The ULS commends the efforts of organizations like the Uganda Christian Lawyers Fraternity, the Uganda Catholic Lawyers Society, the Muslim Centre for Law and Justice, the Uganda Muslim Lawyers Association, and the Network of Public Interest Lawyers,11 together with other organizations and agencies which have come out to strongly condemn the illegal actions of the different players. We also commend the legal fraternity and other legal aid service providers that have responded timely to the numerous needs for legal representation, arising from these unfortunate incidents.
Whether the security forces are disproportionate in using their powers, thus stifling the civil and political freedoms particularly of members of the opposition and their supporters.
I. The ULS recommends that an extensive independent enquiry is carried out into the response to the continued arbitrary arrests and violence meted out on unarmed civilians by security forces; in particular the indiscriminate shooting and firing of live bullets and teargas canisters on unarmed civilians. The ULS calls for an independent judicial-led inquest into each of the lives that have been lost as a result of the unfortunate incidents.
8 Dan Wandera, “Police accused of blocking NUP activities in Nakaseke,” Daily Monitor, October 28, 2020.
10 This is an inalienable right under Article 44 of the Constitution
11 Lawrence Mulondo, “Lawyers condemn killing of civilians,” New Vision, November 23, 2020. Page 57.

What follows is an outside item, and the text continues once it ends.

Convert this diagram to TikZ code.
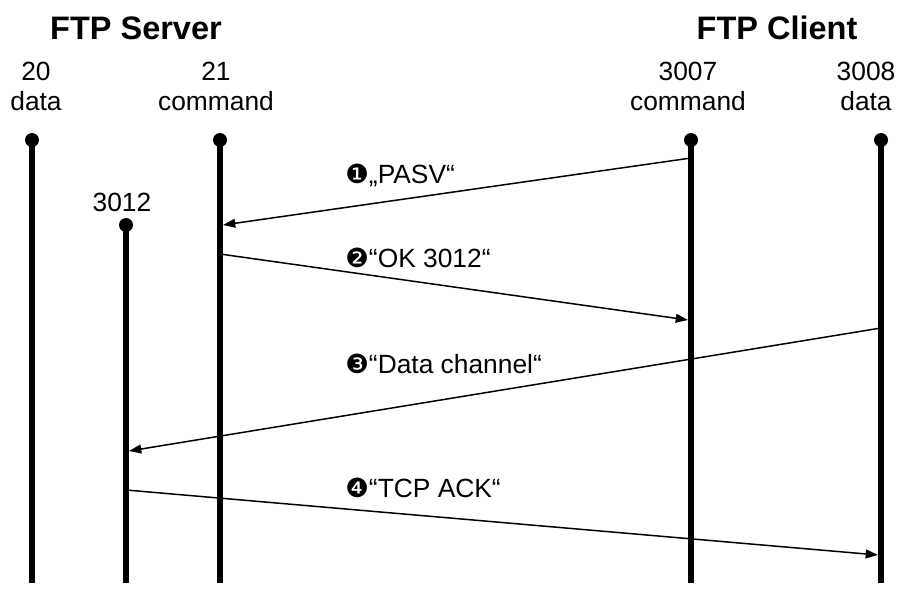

II. Section 10 of the Human Rights (Enforcement) Act 2019 states that a public officer who individually or in association with others, violates or participates in the violation of a person’s rights or freedom shall be held personally liable for the violation notwithstanding the state being vicariously liable for his or her actions. The ULS therefore recommends that perpetrators in the security forces who are responsible for violating human rights during the campaigns are prosecuted and face the full might of the law.
III. The proportionality standard remains to the effect that a police officer should use force in equal proportion to that before him in instances of quelling riots amongst civilians. It is rather disproportionate for an officer to coach a gun at a civilian whose strongest weapon is a stone or even just their voice.